One can learn and acquire theoretical knowledge while studying art, but it doesn't end there. The knowledge gained must be applied efficiently to yield results. And as a result, every artist is expected to possess personal skills and creativity so he or she can put the knowledge gained to good use. Even when two or more artists learn the same thing, their creativity and skills will determine how well they will end up using the knowledge gained.

The same thing applies to management. Learning management principles and theories isn't enough. One needs to have the required skills and creativity to use the knowledge gained to achieve positive results. As with art, two or more managers can learn the same thing, but the result produced might be different because of their skill and creativity.

Every artist needs constant practice to reach perfection. Without regular training, the artist in question will also not improve. After learning their theoretical aspect, the artist can work on the practicals to attain perfection.

What about management? Does practice count? The answer is yes. A manager by certification will not go far without practicing or securing a managerial role. Those management principles learned, in theory, must be put to practice. Applied with creativity, the manager can identify areas he or she needs to develop and work on accordingly. So, training is essential in art and management. Hence management is an art because they both have the same feature.

Management as a Group

The definition of management indicates in every sense that its a group. Managerial tasks are usually not carried out by one person alone. In most cases, as businesses expand, various administrative positions are even created so the company can achieve its targeted goals.

Management is as an activity performed by a group of people saddled with the responsibility to keep the business running and to achieve a specific objective. In other words, to manage a business, a group made up of people with specialized knowledge about the company or managerial roles needs to work together.

Now, when we say the management of XYZ and Company is doing great, we are indirectly referring to a particular group of people that makes up the management team. They are the decision makers and the first set of people to get the boot when things go wrong. Let's use a football team as an example. The team's coach is called "manager." But don't forget that other coaching staffs make up the group of managers, not just one person.

In business, management includes the top level managers who are the decision makers in the company. Any decision they make binds on other lower-level managers and employees. These include chairman, chief executive, the board of directors, general manager and so on.

Management as a Profession

Management is also called a profession because it has features that qualify it to be so. A profession is termed an occupation in which one acquires knowledge and undergoes series of training to fit perfectly into the said position.

A profession has restricted entry, which also applies in management.
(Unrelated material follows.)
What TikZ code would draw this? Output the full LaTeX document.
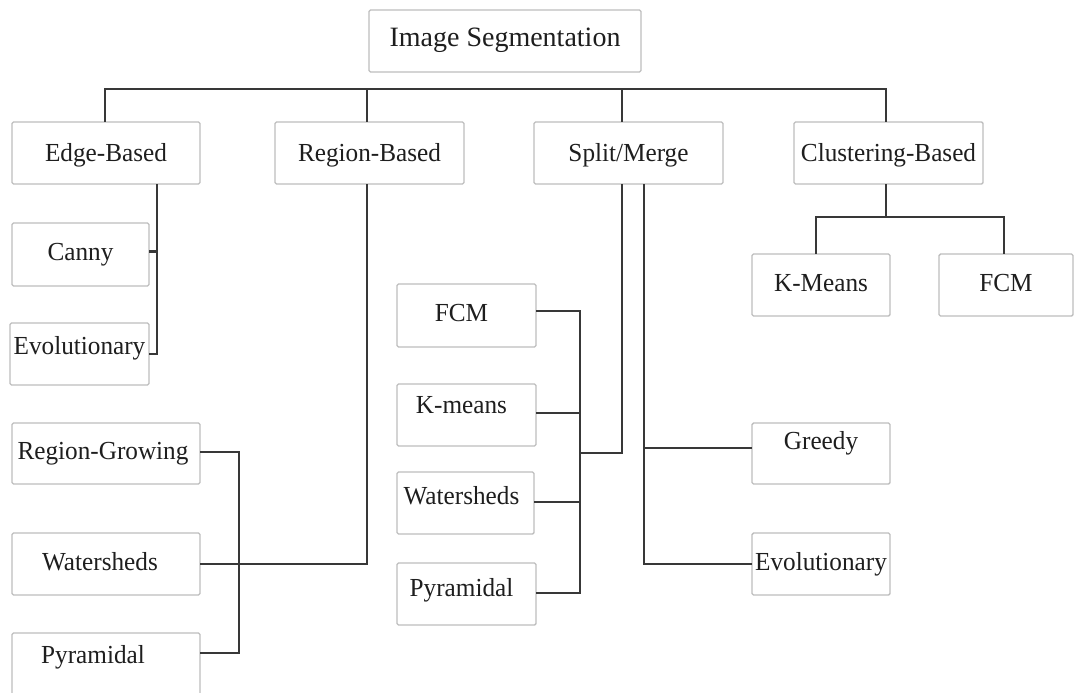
\documentclass[tikz,border=0pt]{standalone}
\usepackage{fontspec}
\setmainfont{Liberation Serif}
\newfontfamily\boxfont{Liberation Serif}[FakeStretch=0.97]
\begin{document}
\begin{tikzpicture}[x=1pt,y=-1pt,
  box/.style={draw=boxgray, line width=1.4pt, rounded corners=1.5pt, inner sep=0pt,
    text=textgray, font=\boxfont\fontsize{26}{30}\selectfont,
    text height=18pt, text depth=6pt},
  conn/.style={draw=linegray, line width=2.2pt, line cap=rect}]
\definecolor{boxgray}{HTML}{BDBDBD}
\definecolor{linegray}{HTML}{383838}
\definecolor{textgray}{HTML}{1E1E1E}
\useasboundingbox (0,0) rectangle (1074,693);
\fill[white] (0,0) rectangle (1074,693);
\begin{scope}
\clip (0,0) rectangle (1074,693);

% root and first level
\node[box, minimum width=272pt, minimum height=62pt, font=\fontsize{28}{32}\selectfont] (root) at (505,41) {Image Segmentation};
\node[box, minimum width=188pt, minimum height=62pt] (edge)    at (106,153)   {\raisebox{-2pt}{Edge-Based}};
\node[box, minimum width=189pt, minimum height=62pt] (region)  at (369.5,153) {\raisebox{-2pt}{Region-Based}};
\node[box, minimum width=189pt, minimum height=62pt] (split)   at (628.5,153) {\raisebox{-2pt}{Split/Merge}};
\node[box, minimum width=189pt, minimum height=62pt] (cluster) at (888.5,153) {\raisebox{-2pt}{Clustering-Based}};

% edge-based children
\node[box, minimum width=137pt, minimum height=63pt] (canny) at (80.5,254.5) {Canny};
\node[box, minimum width=139pt, minimum height=62pt] (evoE)  at (79.5,354)   {\raisebox{6pt}{Evolutionary}};

% region-based children
\node[box, minimum width=188pt, minimum height=61pt] (regG) at (106,453.5) {\kern-6pt Region-Growing};
\node[box, minimum width=188pt, minimum height=62pt] (watL) at (106,564)   {\kern-12pt Watersheds};
\node[box, minimum width=188pt, minimum height=87pt] (pyrL) at (106,676.5) {\kern-26pt\raisebox{19pt}{Pyramidal}};

% split/merge children
\node[box, minimum width=139pt, minimum height=63pt] (fcmS) at (466.5,315.5) {\kern-10pt FCM};
\node[box, minimum width=139pt, minimum height=62pt] (kmS)  at (466.5,415)   {\kern-10pt\raisebox{8pt}{K-means}};
\node[box, minimum width=137pt, minimum height=62pt] (watS) at (465.5,503)   {\kern-8pt\raisebox{5pt}{Watersheds}};
\node[box, minimum width=139pt, minimum height=62pt] (pyrS) at (466.5,594)   {\kern-10pt\raisebox{4pt}{Pyramidal}};
\node[box, minimum width=138pt, minimum height=61pt] (greedy) at (821,453.5) {\raisebox{10pt}{Greedy}};
\node[box, minimum width=138pt, minimum height=62pt] (evoS)   at (821,564)   {Evolutionary};

% clustering children
\node[box, minimum width=138pt, minimum height=62pt] (kmC)  at (821,285)  {K-Means};
\node[box, minimum width=134pt, minimum height=62pt] (fcmC) at (1006,285) {FCM};

% junction points
\coordinate (busL) at (105,89);
\coordinate (busR) at (886,89);
\coordinate (ebar) at (157,354);
\coordinate (rtop) at (239,452);
\coordinate (rbot) at (239,653);
\coordinate (sjoin) at (580,453);
\coordinate (stop) at (580,311);
\coordinate (sbot) at (580,593);
\coordinate (sr) at (644,448);
\coordinate (cbusL) at (816,217);
\coordinate (cbusM) at (886,217);
\coordinate (cbusR) at (1004,217);

% top bus
\draw[conn] (busL |- edge.north) -- (busL) -- (busR) -- (busR |- cluster.north);
\draw[conn] ([xshift=-2.5pt]region.north) -- ([xshift=-2.5pt]region.north |- busL);
\draw[conn] ([xshift=-6.5pt]split.north) -- ([xshift=-6.5pt]split.north |- busL);

% edge-based branch
\draw[conn] (edge.south -| ebar) -- (ebar) -- (evoE.east |- ebar);
\draw[conn] ([yshift=3pt]canny.east) -- ([yshift=3pt]canny.east -| ebar);

% region-based branch
\draw[conn] ([xshift=-2.5pt]region.south) |- (watL.east);
\draw[conn] ([yshift=1.5pt]regG.east) -- (rtop) -- (rbot) -- (rbot -| pyrL.east);

% split/merge branches
\draw[conn] ([xshift=-6.5pt]split.south) |- (sjoin);
\draw[conn] ([yshift=4.5pt]fcmS.east) -- (stop) -- (sbot) -- (sbot -| pyrS.east);
\draw[conn] ([yshift=2pt]kmS.east) -- ([yshift=2pt]kmS.east -| stop);
\draw[conn] ([yshift=1pt]watS.east) -- ([yshift=1pt]watS.east -| stop);
\draw[conn] ([xshift=15.5pt]split.south) |- (evoS.west);
\draw[conn] (sr) -- (sr -| greedy.west);

% clustering branch
\draw[conn] (cbusM |- cluster.south) -- (cbusM);
\draw[conn] (kmC.north -| cbusL) -- (cbusL) -- (cbusR) -- (fcmC.north -| cbusR);
\end{scope}
\end{tikzpicture}
\end{document}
Although anyone can assume a managerial role in a company, and there is no law prohibiting that, many companies now prefer individuals with MBA degrees for such positions.
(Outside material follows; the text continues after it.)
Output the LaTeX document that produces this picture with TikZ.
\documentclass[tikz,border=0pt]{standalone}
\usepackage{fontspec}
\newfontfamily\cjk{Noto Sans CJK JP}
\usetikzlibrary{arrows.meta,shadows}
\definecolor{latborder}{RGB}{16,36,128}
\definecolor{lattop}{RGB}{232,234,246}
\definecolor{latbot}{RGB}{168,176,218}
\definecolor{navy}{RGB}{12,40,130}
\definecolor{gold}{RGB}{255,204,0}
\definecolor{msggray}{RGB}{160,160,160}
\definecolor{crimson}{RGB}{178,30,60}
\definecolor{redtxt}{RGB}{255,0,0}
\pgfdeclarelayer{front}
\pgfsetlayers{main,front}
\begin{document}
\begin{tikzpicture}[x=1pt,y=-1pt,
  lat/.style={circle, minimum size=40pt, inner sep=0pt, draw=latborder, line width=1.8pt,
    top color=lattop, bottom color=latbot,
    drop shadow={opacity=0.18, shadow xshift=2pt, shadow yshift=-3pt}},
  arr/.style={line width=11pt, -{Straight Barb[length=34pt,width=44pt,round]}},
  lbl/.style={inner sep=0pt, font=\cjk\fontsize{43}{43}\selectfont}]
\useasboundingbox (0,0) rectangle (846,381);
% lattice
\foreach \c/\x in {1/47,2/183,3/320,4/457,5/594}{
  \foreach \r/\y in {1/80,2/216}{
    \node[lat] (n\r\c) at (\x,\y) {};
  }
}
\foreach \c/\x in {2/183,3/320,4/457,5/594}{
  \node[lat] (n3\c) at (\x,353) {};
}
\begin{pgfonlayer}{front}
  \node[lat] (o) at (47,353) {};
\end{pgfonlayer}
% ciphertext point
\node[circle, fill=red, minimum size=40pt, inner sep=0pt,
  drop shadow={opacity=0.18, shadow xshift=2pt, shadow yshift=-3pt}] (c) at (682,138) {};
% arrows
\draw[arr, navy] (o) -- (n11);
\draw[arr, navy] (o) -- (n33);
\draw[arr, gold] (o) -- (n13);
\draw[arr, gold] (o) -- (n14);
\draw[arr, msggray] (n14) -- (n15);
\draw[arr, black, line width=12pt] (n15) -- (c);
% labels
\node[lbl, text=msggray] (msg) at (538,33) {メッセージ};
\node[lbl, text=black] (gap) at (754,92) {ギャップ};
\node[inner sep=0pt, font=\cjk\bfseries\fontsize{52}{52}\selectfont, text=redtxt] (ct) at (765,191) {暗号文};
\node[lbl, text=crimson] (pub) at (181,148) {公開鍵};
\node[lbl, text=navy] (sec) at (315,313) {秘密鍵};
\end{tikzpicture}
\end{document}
Another thing that proves that shows that the definition of management as a profession is in order is that every profession has a clearly defined body of knowledge. And during training or while working, professionals need to visit these materials to gain specialized knowledge of the said profession. However, such books are written by scholars who have positioned themselves to observe the different challenges businesses are facing and proffer lasting solution to resolve them.

Conclusion

These are other definitions of management. It can be viewed as a group, art, or profession. Understanding these features of management will make things a lot easier for the wannabe management students or individual in a managerial role.